The New York Times recently heralded efforts in Southern California to turn stormwater into drinking water: “Even in this water-starved region, storm and other runoff has become the primary source of water pollution. . . But now, local officials are trying to deal with runoff pollution and another problem — the lack of drinking water — with an ambitious plan to make the runoff drinkable.”
This effort seems inspired by the same sort of thrifty ingenuity that towns like Wichita Falls have shown in pursuing technologies that would turn sewage into potable water. And it would seem to have natural appeal in drought-plagued Texas.
The California plan would promote property design features that retain water onsite. These features are sometimes referred to as “low-impact development” or “green infrastructure.” The Texas Commission on Environmental Quality has published green infrastructure guides for several cities, but Texas has not been a leader in this area.
The current drought and the pessimistic projections of the State Water Plan have inspired, at least for now, a sober conservation-mindedness that could come to embrace green infrastructure and its potential to recharge aquifers, which supply about 60 percent of the water used in the state. If so, Texas may want to learn from the experiences of Los Angeles.
Groundwater accounts for 40 percent of the drinking water in California, and Los Angeles County has been using stormwater to replenish basins for more than forty years. Currently, the amount of water that the county derives from blending stormwater would cost about $120 million a year if purchased from a wholesaler. Still, much stormwater goes unused: in the wet season, Los Angeles discharges about 100 million gallons into the ocean each day.
With population growth and climate change expected to worsen scarcity issues, the region is coming to see greater value in stormwater. In 2009, the California legislature found: “Stormwater, properly managed, can contribute significantly to local water supplies through onsite storage and reuse, or letting it percolate into the ground to recharge groundwater, thereby increasing available supplies of drinking water.”

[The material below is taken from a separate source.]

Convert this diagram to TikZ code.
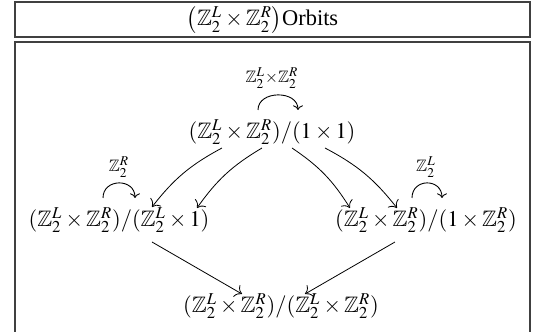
\documentclass[tikz,border=0pt]{standalone}
\usepackage{mathptmx}
\usepackage{amssymb}
\usepackage{fontspec}
\setmainfont{Liberation Serif}
\usetikzlibrary{arrows.meta}
\newcommand{\ZL}{\mathbb{Z}_2^L}
\newcommand{\ZR}{\mathbb{Z}_2^R}
\begin{document}
\begin{tikzpicture}[x=0.5pt,y=-0.5pt,
  every node/.style={font=\fontsize{11.2}{13}\selectfont, inner sep=0pt},
  framest/.style={draw=black!75, line width=0.7pt},
  arr/.style={-{To[scale=1.3]}, line width=0.4pt},
  looparr/.style={-{To[scale=0.9]}, line width=0.45pt},
  lblst/.style={font=\fontsize{11.2}{13}\selectfont}]
\useasboundingbox (0,0) rectangle (543,332);
% frames
\draw[framest] (15,2) rectangle (530,37);
\draw[framest] (15,345) -- (15,42) -- (530,42) -- (530,345);
\node (title) at (262.5,20) {$\left(\ZL\times\ZR\right)$Orbits};
% nodes
\node (t) at (272,132) {$(\ZL\times\ZR)/(1\times1)$};
\node (l) at (119,220) {$(\ZL\times\ZR)/(\ZL\times1)$};
\node (r) at (426,220) {$(\ZL\times\ZR)/(1\times\ZR)$};
\node (b) at (281,306) {$(\ZL\times\ZR)/(\ZL\times\ZR)$};
% loop labels
\node[lblst] (tl) at ([shift={(0,-54)}]t.center) {$\scriptstyle \ZL\times\ZR$};
\node[lblst] (ll) at ([shift={(0,-53)}]l.center) {$\scriptstyle \ZR$};
\node[lblst] (rl) at ([shift={(0,-53)}]r.center) {$\scriptstyle \ZL$};
% loops
\draw[looparr] ([shift={(-14,-22)}]t.center) .. controls +(0,-20) and +(0,-20) .. ([shift={(26,-22)}]t.center);
\draw[looparr] ([shift={(-16,-22)}]l.center) .. controls +(0,-20) and +(0,-20) .. ([shift={(16,-22)}]l.center);
\draw[looparr] ([shift={(-14,-22)}]r.center) .. controls +(0,-20) and +(0,-20) .. ([shift={(16,-22)}]r.center);
% arrows
\draw[arr] ([shift={(-50,16)}]t.center) to[bend right=12] ([shift={(33,-13)}]l.center);
\draw[arr] ([shift={(-10,16)}]t.center) to[bend right=12] ([shift={(78,-12)}]l.center);
\draw[arr] ([shift={(20,16)}]t.center) to[bend left=12] ([shift={(-76,-12)}]r.center);
\draw[arr] ([shift={(53,16)}]t.center) to[bend left=12] ([shift={(-29,-12)}]r.center);
\draw[arr] ([shift={(33,22)}]l.center) -- ([shift={(-39,-12)}]b.center);
\draw[arr] ([shift={(-31,22)}]r.center) -- ([shift={(24,-12)}]b.center);
\end{tikzpicture}
\end{document}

Green infrastructure – which could include all kinds of site design features, from permeable pavement to constructed wetlands – gives local governments a means of capturing stormwater and seeping it into basins. The EPA describes green infrastructure thusly: “Unlike single-purpose gray stormwater infrastructure, which uses pipes to dispose of rainwater, green infrastructure uses vegetation and soil to manage rainwater where it falls. By weaving natural processes into the built environment, green infrastructure provides not only stormwater management, but also flood mitigation, air quality management, and much more.”
Collectively, green infrastructure improvements may cost less than new sewage treatment plants – and, in arid precincts like Southern California, less than the infrastructure needed to import or desalinate new sources of water. On a social level, they may produce public health, environmental and recreational benefits that outweigh costs. But for individual property owners, installing green infrastructure can be expensive.
Last fall, the Los Angeles Regional Water Quality Control Board – an arm of the California agency responsible for implementing the Clean Water Act – adopted new stormwater regulations that allow regulators to fine local governments that exceed pollution control limits.
Property owners and officials from financially challenged cities have complained about the costs of compliance. The City of Los Angeles, which observers have repeatedly warned is on the verge of bankruptcy, predicted that compliance costs would total between $5 billion and $8 billion over the next twenty years.
To help local governments meet the costs, and to avoid irking regulators, Los Angeles County – which has a population of 9.9 million and already spends about $350 million a year on stormwater – proposed a parcel fee on property owners that was intended to raise $290 million annually. The county called its proposed fee the “Clean Water, Clean Beaches Fee,” emphasizing the policy rationale that environmentalists have use to push for stormwater reductions.
But opposition has been strong and the future of the fee is uncertain. And even if the fee passes, there are legal and financial challenges to implementing green infrastructure on a broad scale. In Los Angeles County, as in most of the country, property owners have no financial incentive to retain stormwater; they are not charged more based on the amount of stormwater they channel into the municipal sewer system.
One solution would be to internalize the costs of stormwater. Philadelphia, for instance, has adopted a rate structure based upon the effective impervious area of a particular parcel (since perviousness is a reasonable proxy for the percent of rainwater that will be retained onsite).
Another would be to adopt green building codes that require new developments to include green infrastructure design features. Such an approach could help to avoid the added costs of retrofitting and would be particularly influential in high-growth areas where the built environment is just beginning to take shape.